> Problem description
Transcribe the listing exactly, leaving out every picture.

> Data lines
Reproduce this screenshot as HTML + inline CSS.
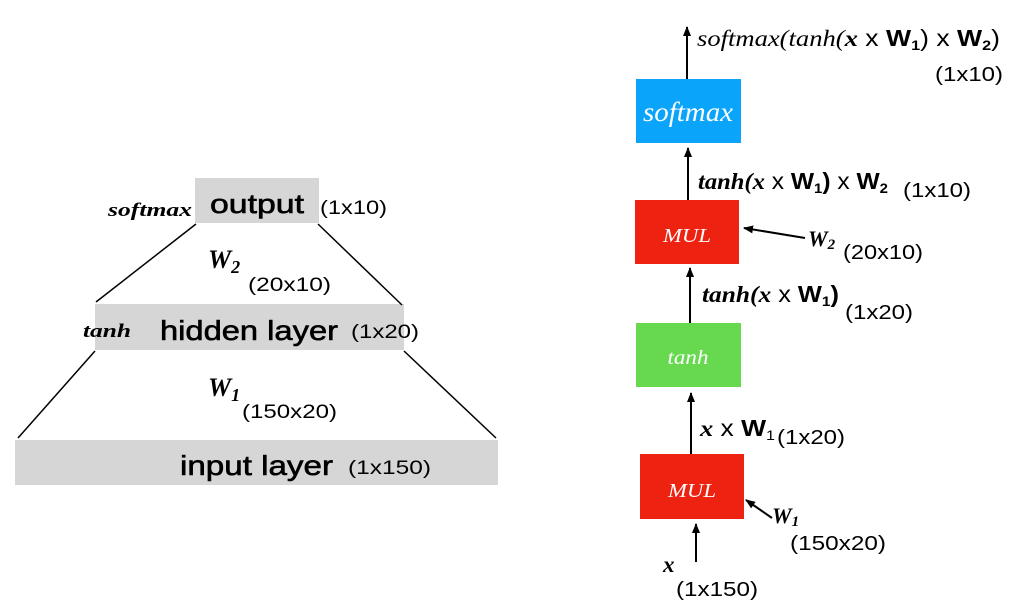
<!DOCTYPE html>
<html><head><meta charset="utf-8"><style>
html,body{margin:0;padding:0;background:#fff;}
svg{display:block}
.s{font-family:"Liberation Sans",sans-serif;}
.r{font-family:"Liberation Serif",serif;}
</style></head><body>
<svg width="1010" height="610" viewBox="0 0 1010 610" xmlns="http://www.w3.org/2000/svg">
<defs><marker id="a" markerWidth="10" markerHeight="10" refX="9" refY="5" orient="auto" markerUnits="userSpaceOnUse"><path d="M0,1 L10,5 L0,9 z" fill="#000"/></marker></defs>
<!-- left -->
<rect x="195" y="178" width="124" height="45" fill="#d6d6d6"/>
<rect x="95" y="304" width="309" height="46" fill="#d6d6d6"/>
<rect x="15" y="440" width="483" height="45" fill="#d6d6d6"/>
<g stroke="#000" stroke-width="1.5">
<line x1="196" y1="224" x2="96" y2="302"/><line x1="318" y1="224" x2="402" y2="305"/>
<line x1="95" y1="351" x2="18" y2="438"/><line x1="404" y1="351" x2="496" y2="438"/>
</g>
<g stroke="#000" stroke-width="0.6">
<text x="210" y="213" class="s" font-size="27" textLength="94" lengthAdjust="spacingAndGlyphs">output</text>
<text x="160" y="340" class="s" font-size="28" textLength="178" lengthAdjust="spacingAndGlyphs">hidden layer</text>
<text x="180" y="475" class="s" font-size="28" textLength="153" lengthAdjust="spacingAndGlyphs">input layer</text>
</g>
<text x="108" y="216" class="r" font-size="19" font-weight="bold" font-style="italic" textLength="84" lengthAdjust="spacingAndGlyphs">softmax</text>
<text x="320" y="214" class="s" font-size="19" textLength="67" lengthAdjust="spacingAndGlyphs">(1x10)</text>
<text x="208" y="268" class="r" font-size="26" font-weight="bold" font-style="italic">W<tspan font-size="18" dy="5">2</tspan></text>
<text x="248" y="291" class="s" font-size="19" textLength="83" lengthAdjust="spacingAndGlyphs">(20x10)</text>
<text x="83" y="337" class="r" font-size="19" font-weight="bold" font-style="italic" textLength="48" lengthAdjust="spacingAndGlyphs">tanh</text>
<text x="351" y="338" class="s" font-size="19" textLength="68" lengthAdjust="spacingAndGlyphs">(1x20)</text>
<text x="208" y="396" class="r" font-size="26" font-weight="bold" font-style="italic">W<tspan font-size="18" dy="5">1</tspan></text>
<text x="242" y="418" class="s" font-size="19" textLength="95" lengthAdjust="spacingAndGlyphs">(150x20)</text>
<text x="348" y="474" class="s" font-size="19" textLength="83" lengthAdjust="spacingAndGlyphs">(1x150)</text>
<!-- right -->
<rect x="636" y="79" width="105" height="64" fill="#0aa5fb"/>
<rect x="635" y="200" width="104" height="64" fill="#ee2211"/>
<rect x="636" y="323" width="105" height="64" fill="#66d94f"/>
<rect x="640" y="454" width="104" height="65" fill="#ee2211"/>
<text x="688" y="121" text-anchor="middle" class="r" font-size="27" font-style="italic" fill="#fff" textLength="90" lengthAdjust="spacingAndGlyphs">softmax</text>
<text x="687" y="242" text-anchor="middle" class="r" font-size="20" font-style="italic" fill="#fff" textLength="48" lengthAdjust="spacingAndGlyphs">MUL</text>
<text x="688" y="364" text-anchor="middle" class="r" font-size="20" font-style="italic" fill="#fff" textLength="41" lengthAdjust="spacingAndGlyphs">tanh</text>
<text x="692" y="497" text-anchor="middle" class="r" font-size="20" font-style="italic" fill="#fff" textLength="48" lengthAdjust="spacingAndGlyphs">MUL</text>
<g stroke="#000" stroke-width="2" marker-end="url(#a)">
<line x1="687" y1="79" x2="687" y2="27"/>
<line x1="688" y1="200" x2="688" y2="148"/>
<line x1="690" y1="323" x2="690" y2="268"/>
<line x1="691" y1="454" x2="691" y2="393"/>
<line x1="696" y1="562" x2="696" y2="524"/>
<line x1="805" y1="238" x2="744" y2="228"/>
<line x1="772" y1="518" x2="746" y2="500"/>
</g>
<text x="697" y="46" font-size="23" textLength="303" lengthAdjust="spacingAndGlyphs"><tspan class="r" font-style="italic">softmax(tanh(</tspan><tspan class="r" font-style="italic" font-weight="bold">x</tspan><tspan class="s"> x </tspan><tspan class="s" font-weight="bold">W</tspan><tspan class="s" font-weight="bold" font-size="14" dy="4">1</tspan><tspan class="s" dy="-4">) x </tspan><tspan class="s" font-weight="bold">W</tspan><tspan class="s" font-weight="bold" font-size="14" dy="4">2</tspan><tspan class="s" dy="-4">)</tspan></text>
<text x="935" y="81" class="s" font-size="20" textLength="68" lengthAdjust="spacingAndGlyphs">(1x10)</text>
<text x="698" y="189" font-size="23" font-weight="bold" textLength="190" lengthAdjust="spacingAndGlyphs"><tspan class="r" font-style="italic">tanh(x</tspan><tspan class="s" font-weight="normal"> x </tspan><tspan class="s">W</tspan><tspan class="s" font-size="14" dy="4">1</tspan><tspan class="s" dy="-4">)</tspan><tspan class="s" font-weight="normal"> x </tspan><tspan class="s">W</tspan><tspan class="s" font-size="14" dy="4">2</tspan></text>
<text x="903" y="197" class="s" font-size="20" textLength="68" lengthAdjust="spacingAndGlyphs">(1x10)</text>
<text x="808" y="246" class="r" font-size="22" font-weight="bold" font-style="italic">W<tspan font-size="15" dy="3">2</tspan></text>
<text x="843" y="259" class="s" font-size="20" textLength="80" lengthAdjust="spacingAndGlyphs">(20x10)</text>
<text x="702" y="302" font-size="23" font-weight="bold" textLength="137" lengthAdjust="spacingAndGlyphs"><tspan class="r" font-style="italic">tanh(x</tspan><tspan class="s" font-weight="normal"> x </tspan><tspan class="s">W</tspan><tspan class="s" font-size="14" dy="4">1</tspan><tspan class="s" dy="-4">)</tspan></text>
<text x="845" y="319" class="s" font-size="20" textLength="68" lengthAdjust="spacingAndGlyphs">(1x20)</text>
<text x="700" y="436" font-size="23" textLength="75" lengthAdjust="spacingAndGlyphs"><tspan class="r" font-style="italic" font-weight="bold">x</tspan><tspan class="s"> x </tspan><tspan class="s" font-weight="bold">W</tspan><tspan class="s" font-size="14" dy="4">1</tspan></text>
<text x="777" y="444" class="s" font-size="20" textLength="68" lengthAdjust="spacingAndGlyphs">(1x20)</text>
<text x="772" y="523" class="r" font-size="22" font-weight="bold" font-style="italic">W<tspan font-size="15" dy="3">1</tspan></text>
<text x="790" y="550" class="s" font-size="20" textLength="96" lengthAdjust="spacingAndGlyphs">(150x20)</text>
<text x="663" y="572" class="r" font-size="23" font-weight="bold" font-style="italic">x</text>
<text x="676" y="596" class="s" font-size="20" textLength="82" lengthAdjust="spacingAndGlyphs">(1x150)</text>
</svg>
</body></html>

> Solution below
Reproduce this screenshot as HTML + inline CSS.
<!DOCTYPE html>
<html><head><meta charset="utf-8"><style>
html,body{margin:0;padding:0;background:#fff;}
svg{display:block}
.s{font-family:"Liberation Sans",sans-serif;}
.r{font-family:"Liberation Serif",serif;}
</style></head><body>
<svg width="1010" height="610" viewBox="0 0 1010 610" xmlns="http://www.w3.org/2000/svg">
<defs><marker id="a" markerWidth="10" markerHeight="10" refX="9" refY="5" orient="auto" markerUnits="userSpaceOnUse"><path d="M0,1 L10,5 L0,9 z" fill="#000"/></marker></defs>
<!-- left -->
<rect x="195" y="178" width="124" height="45" fill="#d6d6d6"/>
<rect x="95" y="304" width="309" height="46" fill="#d6d6d6"/>
<rect x="15" y="440" width="483" height="45" fill="#d6d6d6"/>
<g stroke="#000" stroke-width="1.5">
<line x1="196" y1="224" x2="96" y2="302"/><line x1="318" y1="224" x2="402" y2="305"/>
<line x1="95" y1="351" x2="18" y2="438"/><line x1="404" y1="351" x2="496" y2="438"/>
</g>
<g stroke="#000" stroke-width="0.6">
<text x="210" y="213" class="s" font-size="27" textLength="94" lengthAdjust="spacingAndGlyphs">output</text>
<text x="160" y="340" class="s" font-size="28" textLength="178" lengthAdjust="spacingAndGlyphs">hidden layer</text>
<text x="180" y="475" class="s" font-size="28" textLength="153" lengthAdjust="spacingAndGlyphs">input layer</text>
</g>
<text x="108" y="216" class="r" font-size="19" font-weight="bold" font-style="italic" textLength="84" lengthAdjust="spacingAndGlyphs">softmax</text>
<text x="320" y="214" class="s" font-size="19" textLength="67" lengthAdjust="spacingAndGlyphs">(1x10)</text>
<text x="208" y="268" class="r" font-size="26" font-weight="bold" font-style="italic">W<tspan font-size="18" dy="5">2</tspan></text>
<text x="248" y="291" class="s" font-size="19" textLength="83" lengthAdjust="spacingAndGlyphs">(20x10)</text>
<text x="83" y="337" class="r" font-size="19" font-weight="bold" font-style="italic" textLength="48" lengthAdjust="spacingAndGlyphs">tanh</text>
<text x="351" y="338" class="s" font-size="19" textLength="68" lengthAdjust="spacingAndGlyphs">(1x20)</text>
<text x="208" y="396" class="r" font-size="26" font-weight="bold" font-style="italic">W<tspan font-size="18" dy="5">1</tspan></text>
<text x="242" y="418" class="s" font-size="19" textLength="95" lengthAdjust="spacingAndGlyphs">(150x20)</text>
<text x="348" y="474" class="s" font-size="19" textLength="83" lengthAdjust="spacingAndGlyphs">(1x150)</text>
<!-- right -->
<rect x="636" y="79" width="105" height="64" fill="#0aa5fb"/>
<rect x="635" y="200" width="104" height="64" fill="#ee2211"/>
<rect x="636" y="323" width="105" height="64" fill="#66d94f"/>
<rect x="640" y="454" width="104" height="65" fill="#ee2211"/>
<text x="688" y="121" text-anchor="middle" class="r" font-size="27" font-style="italic" fill="#fff" textLength="90" lengthAdjust="spacingAndGlyphs">softmax</text>
<text x="687" y="242" text-anchor="middle" class="r" font-size="20" font-style="italic" fill="#fff" textLength="48" lengthAdjust="spacingAndGlyphs">MUL</text>
<text x="688" y="364" text-anchor="middle" class="r" font-size="20" font-style="italic" fill="#fff" textLength="41" lengthAdjust="spacingAndGlyphs">tanh</text>
<text x="692" y="497" text-anchor="middle" class="r" font-size="20" font-style="italic" fill="#fff" textLength="48" lengthAdjust="spacingAndGlyphs">MUL</text>
<g stroke="#000" stroke-width="2" marker-end="url(#a)">
<line x1="687" y1="79" x2="687" y2="27"/>
<line x1="688" y1="200" x2="688" y2="148"/>
<line x1="690" y1="323" x2="690" y2="268"/>
<line x1="691" y1="454" x2="691" y2="393"/>
<line x1="696" y1="562" x2="696" y2="524"/>
<line x1="805" y1="238" x2="744" y2="228"/>
<line x1="772" y1="518" x2="746" y2="500"/>
</g>
<text x="697" y="46" font-size="23" textLength="303" lengthAdjust="spacingAndGlyphs"><tspan class="r" font-style="italic">softmax(tanh(</tspan><tspan class="r" font-style="italic" font-weight="bold">x</tspan><tspan class="s"> x </tspan><tspan class="s" font-weight="bold">W</tspan><tspan class="s" font-weight="bold" font-size="14" dy="4">1</tspan><tspan class="s" dy="-4">) x </tspan><tspan class="s" font-weight="bold">W</tspan><tspan class="s" font-weight="bold" font-size="14" dy="4">2</tspan><tspan class="s" dy="-4">)</tspan></text>
<text x="935" y="81" class="s" font-size="20" textLength="68" lengthAdjust="spacingAndGlyphs">(1x10)</text>
<text x="698" y="189" font-size="23" font-weight="bold" textLength="190" lengthAdjust="spacingAndGlyphs"><tspan class="r" font-style="italic">tanh(x</tspan><tspan class="s" font-weight="normal"> x </tspan><tspan class="s">W</tspan><tspan class="s" font-size="14" dy="4">1</tspan><tspan class="s" dy="-4">)</tspan><tspan class="s" font-weight="normal"> x </tspan><tspan class="s">W</tspan><tspan class="s" font-size="14" dy="4">2</tspan></text>
<text x="903" y="197" class="s" font-size="20" textLength="68" lengthAdjust="spacingAndGlyphs">(1x10)</text>
<text x="808" y="246" class="r" font-size="22" font-weight="bold" font-style="italic">W<tspan font-size="15" dy="3">2</tspan></text>
<text x="843" y="259" class="s" font-size="20" textLength="80" lengthAdjust="spacingAndGlyphs">(20x10)</text>
<text x="702" y="302" font-size="23" font-weight="bold" textLength="137" lengthAdjust="spacingAndGlyphs"><tspan class="r" font-style="italic">tanh(x</tspan><tspan class="s" font-weight="normal"> x </tspan><tspan class="s">W</tspan><tspan class="s" font-size="14" dy="4">1</tspan><tspan class="s" dy="-4">)</tspan></text>
<text x="845" y="319" class="s" font-size="20" textLength="68" lengthAdjust="spacingAndGlyphs">(1x20)</text>
<text x="700" y="436" font-size="23" textLength="75" lengthAdjust="spacingAndGlyphs"><tspan class="r" font-style="italic" font-weight="bold">x</tspan><tspan class="s"> x </tspan><tspan class="s" font-weight="bold">W</tspan><tspan class="s" font-size="14" dy="4">1</tspan></text>
<text x="777" y="444" class="s" font-size="20" textLength="68" lengthAdjust="spacingAndGlyphs">(1x20)</text>
<text x="772" y="523" class="r" font-size="22" font-weight="bold" font-style="italic">W<tspan font-size="15" dy="3">1</tspan></text>
<text x="790" y="550" class="s" font-size="20" textLength="96" lengthAdjust="spacingAndGlyphs">(150x20)</text>
<text x="663" y="572" class="r" font-size="23" font-weight="bold" font-style="italic">x</text>
<text x="676" y="596" class="s" font-size="20" textLength="82" lengthAdjust="spacingAndGlyphs">(1x150)</text>
</svg>
</body></html>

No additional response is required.